“I have been crucified with Christ; and it is no longer I who live, but Christ lives in me; and the life which I now live in the flesh I live by faith in the Son of God who loved me and gave Himself up for me.” Galatians 2:20
One morning I saw a lone autumn leaf on a tree, dry and brown and crinkled up, a shell of what it once had been. Even the beauty of the fall colors had left. A light breeze was blowing and the leaf was vigorously moving back and forth on its branch. It seemed as if it would be pulled from the tree and tumble to the ground at any time. Yet it remained on the branch. It seemed sad, a silly sadness perhaps, but one when you see a plant wither and die, the end of that life. Soon it would lose its hold, drop to the ground, and be crushed by passing footsteps, never to be alive or green or attached to the tree. The tree would go on, but the leaf would not.
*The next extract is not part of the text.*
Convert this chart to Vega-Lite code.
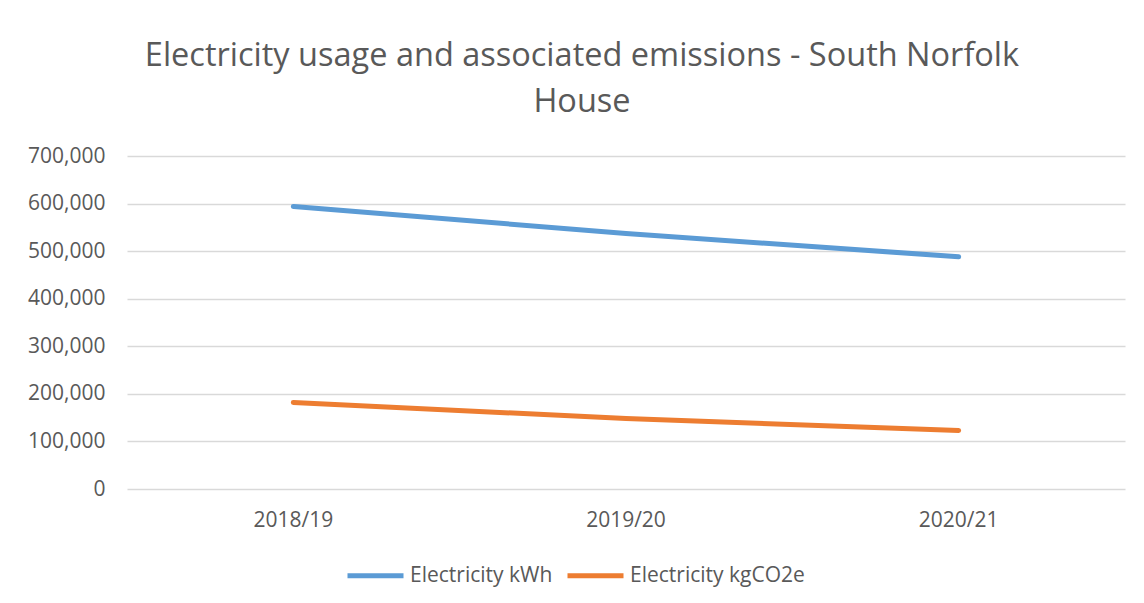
{
  "$schema": "https://vega.github.io/schema/vega-lite/v6.json",
  "width": 998,
  "height": 333,
  "autosize": {"type": "none"},
  "padding": {"left": 127, "top": 156, "right": 19, "bottom": 114},
  "background": "white",
  "title": {
    "text": ["Electricity usage and associated emissions - South Norfolk", "House"],
    "font": "Open Sans",
    "fontSize": 32.5,
    "fontWeight": "normal",
    "color": "#595959",
    "anchor": "middle",
    "frame": "group",
    "dx": -44,
    "offset": 27,
    "lineHeight": 46
  },
  "config": {
    "view": {"stroke": null},
    "font": "Open Sans"
  },
  "data": {
    "values": [
      {"year": "2018/19", "series": "Electricity kWh", "value": 594000},
      {"year": "2019/20", "series": "Electricity kWh", "value": 537000},
      {"year": "2020/21", "series": "Electricity kWh", "value": 488000},
      {"year": "2018/19", "series": "Electricity kgCO2e", "value": 182000},
      {"year": "2019/20", "series": "Electricity kgCO2e", "value": 148000},
      {"year": "2020/21", "series": "Electricity kgCO2e", "value": 123000}
    ]
  },
  "mark": {"type": "line", "strokeWidth": 5, "strokeCap": "round", "strokeJoin": "round", "interpolate": "monotone"},
  "encoding": {
    "x": {
      "field": "year",
      "type": "ordinal",
      "scale": {"type": "band", "paddingInner": 0, "paddingOuter": 0},
      "axis": {
        "title": null,
        "labelAngle": 0,
        "labelFont": "Open Sans",
        "labelFontSize": 21,
        "labelColor": "#595959",
        "labelPadding": 20,
        "ticks": false,
        "domain": false,
        "grid": false
      }
    },
    "y": {
      "field": "value",
      "type": "quantitative",
      "scale": {"domain": [0, 700000], "nice": false},
      "axis": {
        "title": null,
        "values": [0, 100000, 200000, 300000, 400000, 500000, 600000, 700000],
        "format": ",d",
        "labelFont": "Open Sans",
        "labelFontSize": 21,
        "labelColor": "#595959",
        "labelPadding": 22,
        "ticks": false,
        "domain": false,
        "grid": true,
        "gridColor": "#D9D9D9",
        "gridWidth": 1.5
      }
    },
    "color": {
      "field": "series",
      "type": "nominal",
      "scale": {"domain": ["Electricity kWh", "Electricity kgCO2e"], "range": ["#5B9BD5", "#ED7D31"]},
      "legend": {
        "title": null,
        "orient": "none",
        "direction": "horizontal",
        "legendX": 218,
        "legendY": 389,
        "symbolType": "stroke",
        "symbolSize": 3136,
        "symbolStrokeWidth": 5,
        "labelFont": "Open Sans",
        "labelFontSize": 21,
        "labelColor": "#595959",
        "labelOffset": 4,
        "labelLimit": 0,
        "columnPadding": 4
      }
    }
  }
}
But then I thought of what would happen to that leaf. In its crumbled state, it would become part of the ground beneath it, merging with it and giving up its remaining nutrients for a greater whole. It would nourish the soil, if even only a little and perhaps re-emerge in a blade of grass, a flower, or maybe even in another leaf. Its life wasn’t over. It was about to have a new beginning, one that might give it a life with more of an impact on its surroundings than the one before, a life more glorious.
Isn’t that what I wanted – to die to self and live for God and others?! To get so lost in my reason to be here and so forget myself that I would be willing to give all I could just to love as many as I could. My family. My friends. Even those I see as I face my day.
This morning the leaf is gone. May this be the day I finally give up my hold on whatever keeps me from my destiny in God’s will.